-- start GIVEN DATA --
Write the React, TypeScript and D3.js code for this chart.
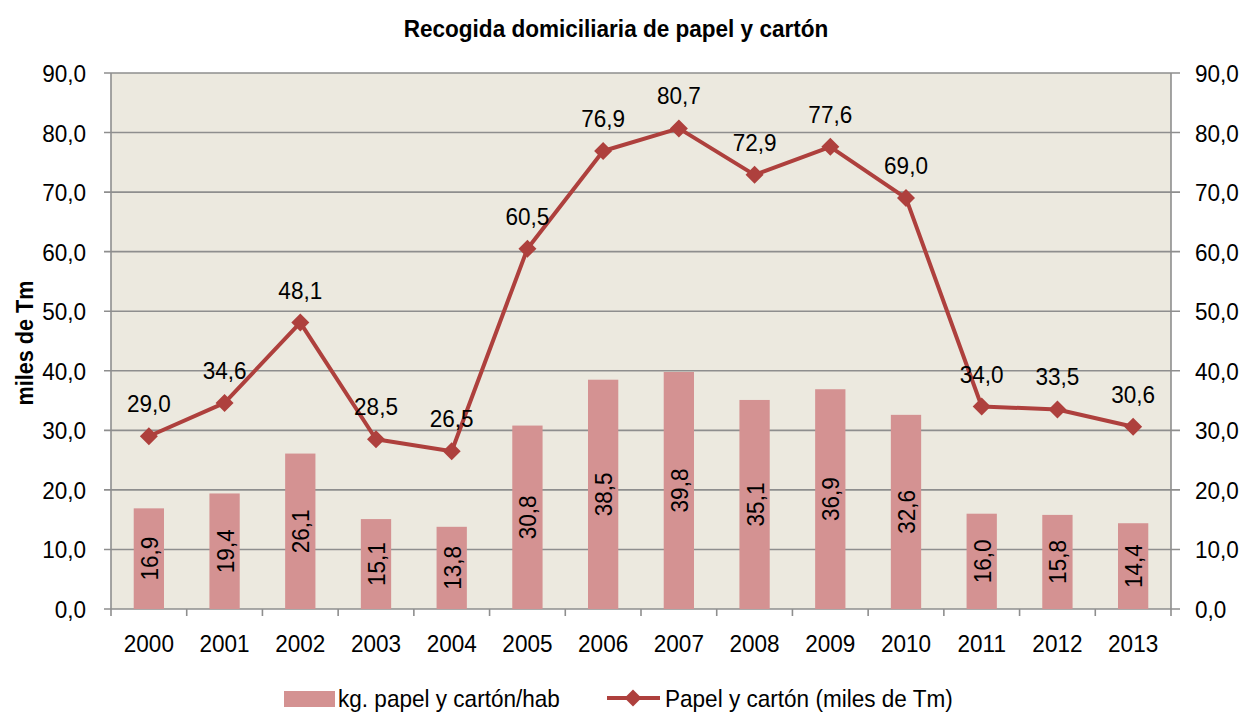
import * as d3 from "d3";
import React from "react";

const years = ["2000", "2001", "2002", "2003", "2004", "2005", "2006", "2007", "2008", "2009", "2010", "2011", "2012", "2013"];
const kgHab = [16.9, 19.4, 26.1, 15.1, 13.8, 30.8, 38.5, 39.8, 35.1, 36.9, 32.6, 16.0, 15.8, 14.4];
const milesTm = [29.0, 34.6, 48.1, 28.5, 26.5, 60.5, 76.9, 80.7, 72.9, 77.6, 69.0, 34.0, 33.5, 30.6];
const yTicks = [0, 10, 20, 30, 40, 50, 60, 70, 80, 90];

const W = 1243;
const H = 713;
const plot = { left: 111, right: 1171, top: 73, bottom: 609 };

const font = "'Liberation Sans', Arial, sans-serif";
const fmt = (v: number) => v.toFixed(1).replace(".", ",");

const barColor = "#d49292";
const lineColor = "#ae403d";
const gridColor = "#8e8e8e";

// narrow-looking text: glyphs squeezed horizontally like the original
const NText = ({
  x,
  y,
  children,
  anchor = "start",
  size = 24.5,
  sx = 0.92,
  rotate = 0,
  bold = false,
}: {
  x: number;
  y: number;
  children: React.ReactNode;
  anchor?: string;
  size?: number;
  sx?: number;
  rotate?: number;
  bold?: boolean;
}) => (
  <text
    transform={`translate(${x},${y}) rotate(${rotate}) scale(${sx},1)`}
    textAnchor={anchor}
    fontSize={size}
    fontWeight={bold ? "bold" : "normal"}
    fill="#000"
  >
    {children}
  </text>
);

const App = () => {
  const x = d3.scaleBand().domain(years).range([plot.left, plot.right]).paddingInner(0.6).paddingOuter(0.3);
  const xb = d3.scaleBand().domain(years).range([plot.left, plot.right]);
  const y = d3.scaleLinear().domain([0, 90]).range([plot.bottom, plot.top]);

  const cx = (i: number) => (xb(years[i]) as number) + xb.bandwidth() / 2;
  const line = d3
    .line<number>()
    .x((_, i) => cx(i))
    .y((d) => y(d));

  const diamond = (px: number, py: number, r: number) =>
    `M${px},${py - r}L${px + r},${py}L${px},${py + r}L${px - r},${py}Z`;

  const boundaries = years.map((yr) => xb(yr) as number).concat([plot.right]);

  return (
    <svg
      width={W}
      height={H}
      style={{ position: "absolute", left: 0, top: 0, background: "#fff" }}
      fontFamily={font}
    >
      <NText x={616} y={37} anchor="middle" size={23} sx={0.98} bold>
        Recogida domiciliaria de papel y cartón
      </NText>

      {/* plot background */}
      <rect
        x={plot.left}
        y={plot.top}
        width={plot.right - plot.left}
        height={plot.bottom - plot.top}
        fill="#ece9df"
      />

      {/* gridlines + ticks */}
      {yTicks.map((t) => (
        <g key={t}>
          <line x1={plot.left - 7} x2={plot.right + 9} y1={y(t)} y2={y(t)} stroke={gridColor} strokeWidth={1.6} />
          <NText x={86} y={y(t) + 9} anchor="end">
            {fmt(t)}
          </NText>
          <NText x={1195} y={y(t) + 9}>
            {fmt(t)}
          </NText>
        </g>
      ))}
      <line x1={plot.left} x2={plot.left} y1={plot.top} y2={plot.bottom} stroke={gridColor} strokeWidth={1.6} />
      <line x1={plot.right} x2={plot.right} y1={plot.top} y2={plot.bottom} stroke={gridColor} strokeWidth={1.6} />
      {boundaries.map((bx, i) => (
        <line key={i} x1={bx} x2={bx} y1={plot.bottom} y2={plot.bottom + 7} stroke={gridColor} strokeWidth={1.6} />
      ))}

      {/* x labels */}
      {years.map((yr, i) => (
        <NText key={yr} x={cx(i)} y={652} anchor="middle">
          {yr}
        </NText>
      ))}

      {/* bars */}
      {kgHab.map((v, i) => (
        <rect
          key={i}
          x={x(years[i])}
          y={y(v)}
          width={x.bandwidth()}
          height={plot.bottom - y(v)}
          fill={barColor}
        />
      ))}
      {kgHab.map((v, i) => (
        <NText key={i} x={cx(i) + 9} y={(y(v) + plot.bottom) / 2} anchor="middle" rotate={-90}>
          {fmt(v)}
        </NText>
      ))}

      {/* line */}
      <path d={line(milesTm) as string} fill="none" stroke={lineColor} strokeWidth={4} strokeLinejoin="round" />
      {milesTm.map((v, i) => (
        <path key={i} d={diamond(cx(i), y(v), 9)} fill={lineColor} />
      ))}
      {milesTm.map((v, i) => (
        <NText key={i} x={cx(i)} y={y(v) - 24} anchor="middle">
          {fmt(v)}
        </NText>
      ))}

      {/* y axis title */}
      <NText x={33} y={343} anchor="middle" rotate={-90} size={24} sx={0.9} bold>
        miles de Tm
      </NText>

      {/* legend */}
      <rect x={284} y={691} width={51} height={16} fill={barColor} />
      <NText x={338} y={707} size={24} sx={0.94}>
        kg. papel y cartón/hab
      </NText>
      <line x1={607} x2={660} y1={698} y2={698} stroke={lineColor} strokeWidth={4} />
      <path d={diamond(633, 698, 8.5)} fill={lineColor} />
      <NText x={665} y={707} size={24} sx={0.94}>
        Papel y cartón (miles de Tm)
      </NText>
    </svg>
  );
};

export default App;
-- end GIVEN DATA --
Copy nothing but the lines from the top of the material through the line holding "import React from", exactly as written; omit pictures.

EXERCISE RESULT:
Write the React, TypeScript and D3.js code for this chart.
import * as d3 from "d3";
import React from "react";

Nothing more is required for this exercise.